#### SUPPLIED MATERIAL

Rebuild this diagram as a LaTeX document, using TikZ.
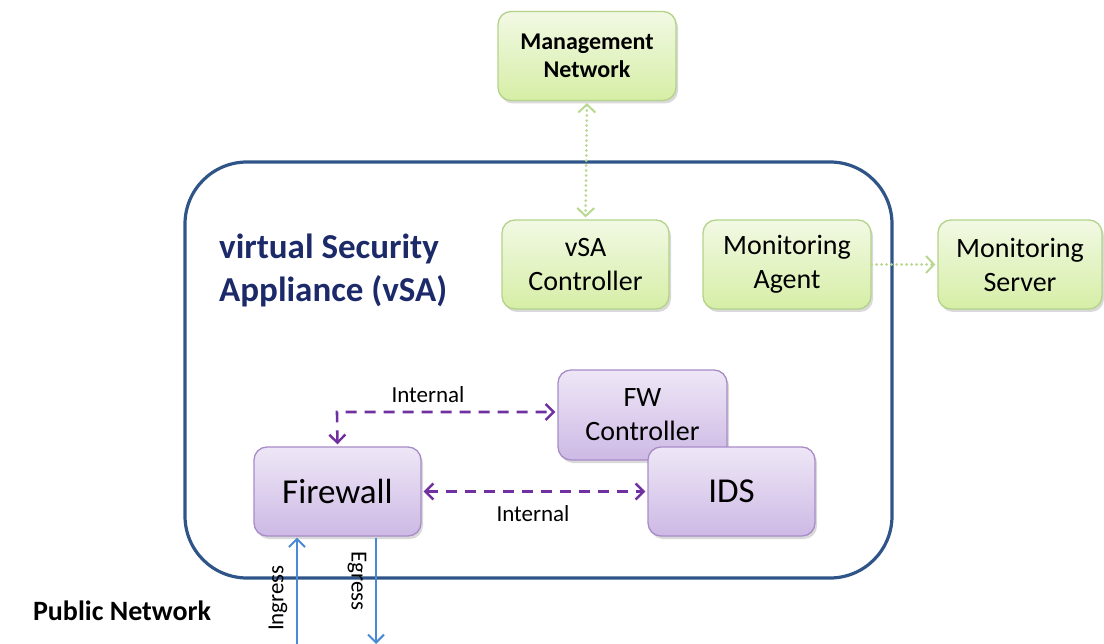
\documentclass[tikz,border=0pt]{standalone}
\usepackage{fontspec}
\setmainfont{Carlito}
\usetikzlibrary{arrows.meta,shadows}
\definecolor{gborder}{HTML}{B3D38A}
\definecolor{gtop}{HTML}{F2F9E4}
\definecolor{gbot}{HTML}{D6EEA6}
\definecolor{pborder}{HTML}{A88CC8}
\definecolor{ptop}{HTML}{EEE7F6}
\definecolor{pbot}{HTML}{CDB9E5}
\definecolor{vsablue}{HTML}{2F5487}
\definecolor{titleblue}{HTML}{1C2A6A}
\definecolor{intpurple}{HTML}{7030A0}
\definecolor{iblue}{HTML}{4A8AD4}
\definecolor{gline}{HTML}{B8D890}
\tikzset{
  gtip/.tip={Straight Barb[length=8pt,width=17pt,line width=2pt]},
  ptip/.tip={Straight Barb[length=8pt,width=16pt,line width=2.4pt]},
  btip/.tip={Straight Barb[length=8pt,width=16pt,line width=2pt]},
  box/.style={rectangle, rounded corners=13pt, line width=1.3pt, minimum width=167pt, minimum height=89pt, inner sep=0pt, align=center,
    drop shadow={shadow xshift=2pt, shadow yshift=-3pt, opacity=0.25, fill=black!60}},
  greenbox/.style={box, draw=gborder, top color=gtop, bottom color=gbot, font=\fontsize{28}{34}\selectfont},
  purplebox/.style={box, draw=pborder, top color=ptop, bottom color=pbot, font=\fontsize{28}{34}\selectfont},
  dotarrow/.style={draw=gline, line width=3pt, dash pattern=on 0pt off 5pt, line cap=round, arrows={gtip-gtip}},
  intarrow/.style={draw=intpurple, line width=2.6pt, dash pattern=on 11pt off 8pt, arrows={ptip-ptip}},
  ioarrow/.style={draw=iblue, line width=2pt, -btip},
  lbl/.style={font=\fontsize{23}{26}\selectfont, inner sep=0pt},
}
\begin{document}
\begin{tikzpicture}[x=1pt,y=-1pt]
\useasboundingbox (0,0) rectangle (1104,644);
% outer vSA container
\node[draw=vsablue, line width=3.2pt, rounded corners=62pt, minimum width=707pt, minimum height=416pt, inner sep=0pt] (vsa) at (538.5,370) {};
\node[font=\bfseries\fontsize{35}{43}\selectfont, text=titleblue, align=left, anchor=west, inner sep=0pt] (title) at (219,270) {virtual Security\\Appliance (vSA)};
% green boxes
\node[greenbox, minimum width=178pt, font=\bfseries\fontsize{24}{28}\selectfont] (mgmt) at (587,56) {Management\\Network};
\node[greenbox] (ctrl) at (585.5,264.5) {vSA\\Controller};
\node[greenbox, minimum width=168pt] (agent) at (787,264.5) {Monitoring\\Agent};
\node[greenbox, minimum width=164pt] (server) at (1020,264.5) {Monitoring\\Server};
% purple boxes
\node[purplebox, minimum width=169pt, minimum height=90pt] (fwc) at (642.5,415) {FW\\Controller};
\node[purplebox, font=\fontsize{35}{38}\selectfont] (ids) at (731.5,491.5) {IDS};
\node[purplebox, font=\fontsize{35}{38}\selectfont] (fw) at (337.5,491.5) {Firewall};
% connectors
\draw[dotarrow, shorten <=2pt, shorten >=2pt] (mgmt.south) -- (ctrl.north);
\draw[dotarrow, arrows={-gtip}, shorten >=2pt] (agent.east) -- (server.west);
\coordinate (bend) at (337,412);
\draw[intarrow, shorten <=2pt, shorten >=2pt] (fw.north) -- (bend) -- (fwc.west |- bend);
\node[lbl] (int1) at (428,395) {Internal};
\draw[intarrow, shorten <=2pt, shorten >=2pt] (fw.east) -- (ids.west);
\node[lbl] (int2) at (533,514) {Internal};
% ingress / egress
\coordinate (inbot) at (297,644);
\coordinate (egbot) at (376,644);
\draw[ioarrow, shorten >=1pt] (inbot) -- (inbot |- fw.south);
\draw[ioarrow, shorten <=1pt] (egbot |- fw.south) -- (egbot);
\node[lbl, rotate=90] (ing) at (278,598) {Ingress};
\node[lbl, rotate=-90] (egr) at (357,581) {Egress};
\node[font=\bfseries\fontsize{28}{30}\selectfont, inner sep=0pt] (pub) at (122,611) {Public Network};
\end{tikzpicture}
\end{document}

########

**DIRECTIONS FOR THIS TASK:** Restate the data above word for word. Do not include the images.

**ANSWER TO THIS PROBLEM:**
Rebuild this diagram as a LaTeX document, using TikZ.
\documentclass[tikz,border=0pt]{standalone}
\usepackage{fontspec}
\setmainfont{Carlito}
\usetikzlibrary{arrows.meta,shadows}
\definecolor{gborder}{HTML}{B3D38A}
\definecolor{gtop}{HTML}{F2F9E4}
\definecolor{gbot}{HTML}{D6EEA6}
\definecolor{pborder}{HTML}{A88CC8}
\definecolor{ptop}{HTML}{EEE7F6}
\definecolor{pbot}{HTML}{CDB9E5}
\definecolor{vsablue}{HTML}{2F5487}
\definecolor{titleblue}{HTML}{1C2A6A}
\definecolor{intpurple}{HTML}{7030A0}
\definecolor{iblue}{HTML}{4A8AD4}
\definecolor{gline}{HTML}{B8D890}
\tikzset{
  gtip/.tip={Straight Barb[length=8pt,width=17pt,line width=2pt]},
  ptip/.tip={Straight Barb[length=8pt,width=16pt,line width=2.4pt]},
  btip/.tip={Straight Barb[length=8pt,width=16pt,line width=2pt]},
  box/.style={rectangle, rounded corners=13pt, line width=1.3pt, minimum width=167pt, minimum height=89pt, inner sep=0pt, align=center,
    drop shadow={shadow xshift=2pt, shadow yshift=-3pt, opacity=0.25, fill=black!60}},
  greenbox/.style={box, draw=gborder, top color=gtop, bottom color=gbot, font=\fontsize{28}{34}\selectfont},
  purplebox/.style={box, draw=pborder, top color=ptop, bottom color=pbot, font=\fontsize{28}{34}\selectfont},
  dotarrow/.style={draw=gline, line width=3pt, dash pattern=on 0pt off 5pt, line cap=round, arrows={gtip-gtip}},
  intarrow/.style={draw=intpurple, line width=2.6pt, dash pattern=on 11pt off 8pt, arrows={ptip-ptip}},
  ioarrow/.style={draw=iblue, line width=2pt, -btip},
  lbl/.style={font=\fontsize{23}{26}\selectfont, inner sep=0pt},
}
\begin{document}
\begin{tikzpicture}[x=1pt,y=-1pt]
\useasboundingbox (0,0) rectangle (1104,644);
% outer vSA container
\node[draw=vsablue, line width=3.2pt, rounded corners=62pt, minimum width=707pt, minimum height=416pt, inner sep=0pt] (vsa) at (538.5,370) {};
\node[font=\bfseries\fontsize{35}{43}\selectfont, text=titleblue, align=left, anchor=west, inner sep=0pt] (title) at (219,270) {virtual Security\\Appliance (vSA)};
% green boxes
\node[greenbox, minimum width=178pt, font=\bfseries\fontsize{24}{28}\selectfont] (mgmt) at (587,56) {Management\\Network};
\node[greenbox] (ctrl) at (585.5,264.5) {vSA\\Controller};
\node[greenbox, minimum width=168pt] (agent) at (787,264.5) {Monitoring\\Agent};
\node[greenbox, minimum width=164pt] (server) at (1020,264.5) {Monitoring\\Server};
% purple boxes
\node[purplebox, minimum width=169pt, minimum height=90pt] (fwc) at (642.5,415) {FW\\Controller};
\node[purplebox, font=\fontsize{35}{38}\selectfont] (ids) at (731.5,491.5) {IDS};
\node[purplebox, font=\fontsize{35}{38}\selectfont] (fw) at (337.5,491.5) {Firewall};
% connectors
\draw[dotarrow, shorten <=2pt, shorten >=2pt] (mgmt.south) -- (ctrl.north);
\draw[dotarrow, arrows={-gtip}, shorten >=2pt] (agent.east) -- (server.west);
\coordinate (bend) at (337,412);
\draw[intarrow, shorten <=2pt, shorten >=2pt] (fw.north) -- (bend) -- (fwc.west |- bend);
\node[lbl] (int1) at (428,395) {Internal};
\draw[intarrow, shorten <=2pt, shorten >=2pt] (fw.east) -- (ids.west);
\node[lbl] (int2) at (533,514) {Internal};
% ingress / egress
\coordinate (inbot) at (297,644);
\coordinate (egbot) at (376,644);
\draw[ioarrow, shorten >=1pt] (inbot) -- (inbot |- fw.south);
\draw[ioarrow, shorten <=1pt] (egbot |- fw.south) -- (egbot);
\node[lbl, rotate=90] (ing) at (278,598) {Ingress};
\node[lbl, rotate=-90] (egr) at (357,581) {Egress};
\node[font=\bfseries\fontsize{28}{30}\selectfont, inner sep=0pt] (pub) at (122,611) {Public Network};
\end{tikzpicture}
\end{document}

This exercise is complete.